(TASK BRIEF): Check each line below for the word "with", and copy those that have it.

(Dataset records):
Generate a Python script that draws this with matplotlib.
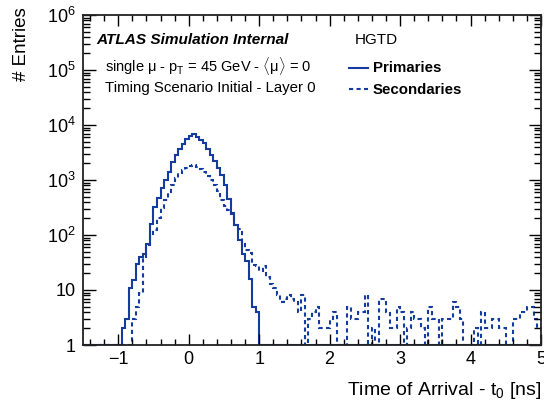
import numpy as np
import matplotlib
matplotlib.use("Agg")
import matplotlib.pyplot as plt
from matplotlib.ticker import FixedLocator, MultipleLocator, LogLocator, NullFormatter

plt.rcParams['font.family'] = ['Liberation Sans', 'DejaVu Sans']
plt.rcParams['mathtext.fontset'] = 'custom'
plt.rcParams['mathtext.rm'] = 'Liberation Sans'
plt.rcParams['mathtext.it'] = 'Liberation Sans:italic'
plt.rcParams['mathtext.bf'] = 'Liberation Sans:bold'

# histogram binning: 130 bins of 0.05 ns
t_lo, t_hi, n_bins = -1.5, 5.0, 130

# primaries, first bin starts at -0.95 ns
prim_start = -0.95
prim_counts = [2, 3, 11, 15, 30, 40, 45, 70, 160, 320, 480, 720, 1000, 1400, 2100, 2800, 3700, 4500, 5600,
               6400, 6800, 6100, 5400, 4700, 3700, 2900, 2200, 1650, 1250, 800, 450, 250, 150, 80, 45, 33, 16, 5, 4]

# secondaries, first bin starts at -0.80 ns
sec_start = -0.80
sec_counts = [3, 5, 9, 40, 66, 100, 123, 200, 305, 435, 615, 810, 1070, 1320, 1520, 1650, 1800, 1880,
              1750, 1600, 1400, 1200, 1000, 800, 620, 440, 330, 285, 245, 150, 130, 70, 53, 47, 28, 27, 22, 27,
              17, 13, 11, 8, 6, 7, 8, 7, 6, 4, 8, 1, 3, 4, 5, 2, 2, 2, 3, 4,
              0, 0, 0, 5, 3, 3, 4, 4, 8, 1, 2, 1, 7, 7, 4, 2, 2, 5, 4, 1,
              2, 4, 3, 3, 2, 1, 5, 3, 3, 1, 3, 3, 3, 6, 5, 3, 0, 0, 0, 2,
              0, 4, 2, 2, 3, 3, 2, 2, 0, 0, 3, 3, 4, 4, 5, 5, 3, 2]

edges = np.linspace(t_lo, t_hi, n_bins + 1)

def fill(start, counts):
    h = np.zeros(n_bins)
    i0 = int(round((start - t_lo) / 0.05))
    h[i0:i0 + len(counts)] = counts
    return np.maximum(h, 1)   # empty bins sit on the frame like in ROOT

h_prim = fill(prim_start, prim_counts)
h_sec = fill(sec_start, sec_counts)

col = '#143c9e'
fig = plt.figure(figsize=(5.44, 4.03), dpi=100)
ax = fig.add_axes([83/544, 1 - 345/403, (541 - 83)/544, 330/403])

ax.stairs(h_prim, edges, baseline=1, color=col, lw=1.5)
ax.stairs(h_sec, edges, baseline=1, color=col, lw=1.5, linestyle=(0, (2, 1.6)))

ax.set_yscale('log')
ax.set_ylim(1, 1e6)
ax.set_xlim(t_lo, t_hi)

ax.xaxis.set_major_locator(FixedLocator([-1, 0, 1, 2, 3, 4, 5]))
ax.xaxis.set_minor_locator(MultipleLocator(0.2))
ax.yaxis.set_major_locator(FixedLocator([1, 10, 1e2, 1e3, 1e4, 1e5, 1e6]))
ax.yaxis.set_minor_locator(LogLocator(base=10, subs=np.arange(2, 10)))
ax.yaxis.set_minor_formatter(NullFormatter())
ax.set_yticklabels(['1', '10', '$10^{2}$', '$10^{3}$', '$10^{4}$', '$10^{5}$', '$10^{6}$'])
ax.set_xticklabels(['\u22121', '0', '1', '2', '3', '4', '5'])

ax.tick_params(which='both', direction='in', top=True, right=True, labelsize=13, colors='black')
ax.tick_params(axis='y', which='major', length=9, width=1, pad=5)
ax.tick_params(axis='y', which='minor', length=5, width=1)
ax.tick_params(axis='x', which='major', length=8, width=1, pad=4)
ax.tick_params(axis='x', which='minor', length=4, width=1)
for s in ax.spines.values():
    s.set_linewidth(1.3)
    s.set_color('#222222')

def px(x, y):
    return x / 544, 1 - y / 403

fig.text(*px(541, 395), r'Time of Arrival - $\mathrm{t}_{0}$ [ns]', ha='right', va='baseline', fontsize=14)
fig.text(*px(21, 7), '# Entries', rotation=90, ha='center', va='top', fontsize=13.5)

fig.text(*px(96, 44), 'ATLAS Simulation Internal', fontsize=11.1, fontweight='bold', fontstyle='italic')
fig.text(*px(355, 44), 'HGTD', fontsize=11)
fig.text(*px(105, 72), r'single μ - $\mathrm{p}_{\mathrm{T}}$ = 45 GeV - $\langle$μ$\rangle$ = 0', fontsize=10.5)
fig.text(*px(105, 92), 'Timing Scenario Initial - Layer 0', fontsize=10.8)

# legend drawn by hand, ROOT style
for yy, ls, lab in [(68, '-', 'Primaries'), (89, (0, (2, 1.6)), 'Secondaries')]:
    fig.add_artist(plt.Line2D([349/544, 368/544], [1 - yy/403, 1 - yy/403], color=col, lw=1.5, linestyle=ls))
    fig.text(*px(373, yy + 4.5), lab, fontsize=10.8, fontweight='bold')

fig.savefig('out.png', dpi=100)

---

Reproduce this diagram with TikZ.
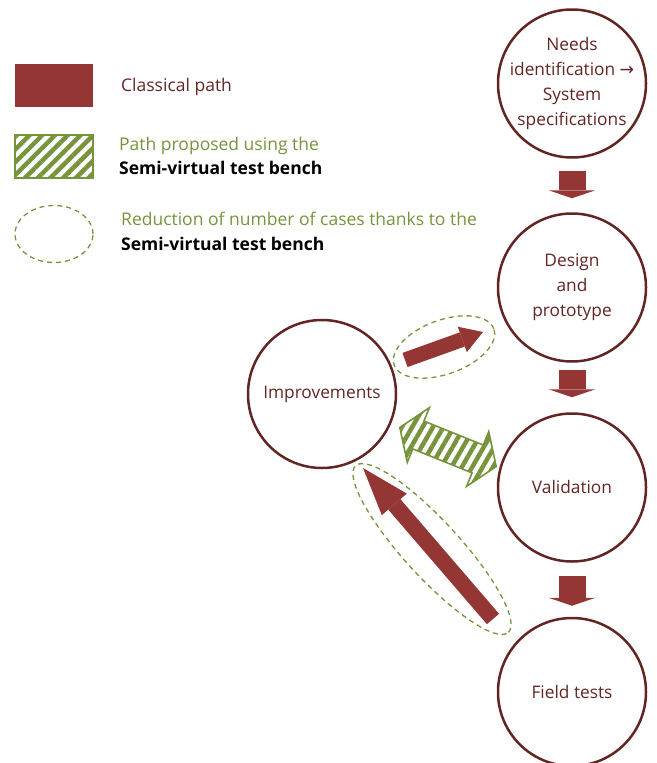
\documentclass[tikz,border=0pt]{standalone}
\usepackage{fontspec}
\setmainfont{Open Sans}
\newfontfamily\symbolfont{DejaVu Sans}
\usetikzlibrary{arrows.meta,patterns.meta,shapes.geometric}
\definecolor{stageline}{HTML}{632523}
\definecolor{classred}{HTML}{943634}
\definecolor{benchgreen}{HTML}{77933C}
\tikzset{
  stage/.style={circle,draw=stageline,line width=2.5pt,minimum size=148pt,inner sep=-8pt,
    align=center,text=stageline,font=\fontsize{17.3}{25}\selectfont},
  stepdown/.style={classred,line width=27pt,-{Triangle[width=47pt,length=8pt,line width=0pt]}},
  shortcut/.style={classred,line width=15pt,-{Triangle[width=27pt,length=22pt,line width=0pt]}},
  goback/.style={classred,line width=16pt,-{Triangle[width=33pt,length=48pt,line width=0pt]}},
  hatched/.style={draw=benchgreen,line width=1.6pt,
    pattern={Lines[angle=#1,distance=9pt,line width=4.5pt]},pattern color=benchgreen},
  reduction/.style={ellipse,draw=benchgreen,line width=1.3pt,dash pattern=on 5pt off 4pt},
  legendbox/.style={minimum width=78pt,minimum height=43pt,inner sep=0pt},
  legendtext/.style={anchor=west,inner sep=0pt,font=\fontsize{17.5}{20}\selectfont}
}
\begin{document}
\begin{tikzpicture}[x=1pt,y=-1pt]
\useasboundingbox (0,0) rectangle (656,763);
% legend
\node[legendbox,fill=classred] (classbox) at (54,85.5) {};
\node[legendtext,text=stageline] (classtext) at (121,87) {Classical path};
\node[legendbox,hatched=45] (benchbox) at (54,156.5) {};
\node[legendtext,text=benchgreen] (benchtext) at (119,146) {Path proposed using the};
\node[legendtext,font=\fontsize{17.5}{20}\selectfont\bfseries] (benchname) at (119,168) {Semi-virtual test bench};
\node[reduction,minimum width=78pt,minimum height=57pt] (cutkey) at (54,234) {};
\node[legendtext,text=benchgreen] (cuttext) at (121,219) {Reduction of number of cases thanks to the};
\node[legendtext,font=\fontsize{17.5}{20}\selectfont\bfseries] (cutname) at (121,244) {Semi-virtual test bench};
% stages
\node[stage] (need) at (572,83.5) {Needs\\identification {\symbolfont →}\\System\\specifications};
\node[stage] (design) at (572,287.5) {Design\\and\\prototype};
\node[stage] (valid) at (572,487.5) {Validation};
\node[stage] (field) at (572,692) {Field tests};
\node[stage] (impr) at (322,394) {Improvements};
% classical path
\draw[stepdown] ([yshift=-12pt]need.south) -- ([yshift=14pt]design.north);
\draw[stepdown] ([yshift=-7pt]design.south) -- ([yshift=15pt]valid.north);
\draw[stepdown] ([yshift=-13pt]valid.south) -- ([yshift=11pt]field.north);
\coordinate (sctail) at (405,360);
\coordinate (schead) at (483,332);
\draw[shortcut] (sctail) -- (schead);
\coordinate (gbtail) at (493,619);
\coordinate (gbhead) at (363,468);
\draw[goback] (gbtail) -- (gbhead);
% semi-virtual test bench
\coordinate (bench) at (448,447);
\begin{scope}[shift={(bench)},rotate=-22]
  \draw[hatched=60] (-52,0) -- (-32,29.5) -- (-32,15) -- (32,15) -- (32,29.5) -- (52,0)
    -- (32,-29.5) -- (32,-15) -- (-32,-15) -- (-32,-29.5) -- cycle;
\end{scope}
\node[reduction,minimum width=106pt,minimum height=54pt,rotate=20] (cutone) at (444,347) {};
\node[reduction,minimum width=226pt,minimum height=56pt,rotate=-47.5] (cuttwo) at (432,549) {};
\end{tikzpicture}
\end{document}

(EXERCISE RESULT):
Generate a Python script that draws this with matplotlib.
Reproduce this diagram with TikZ.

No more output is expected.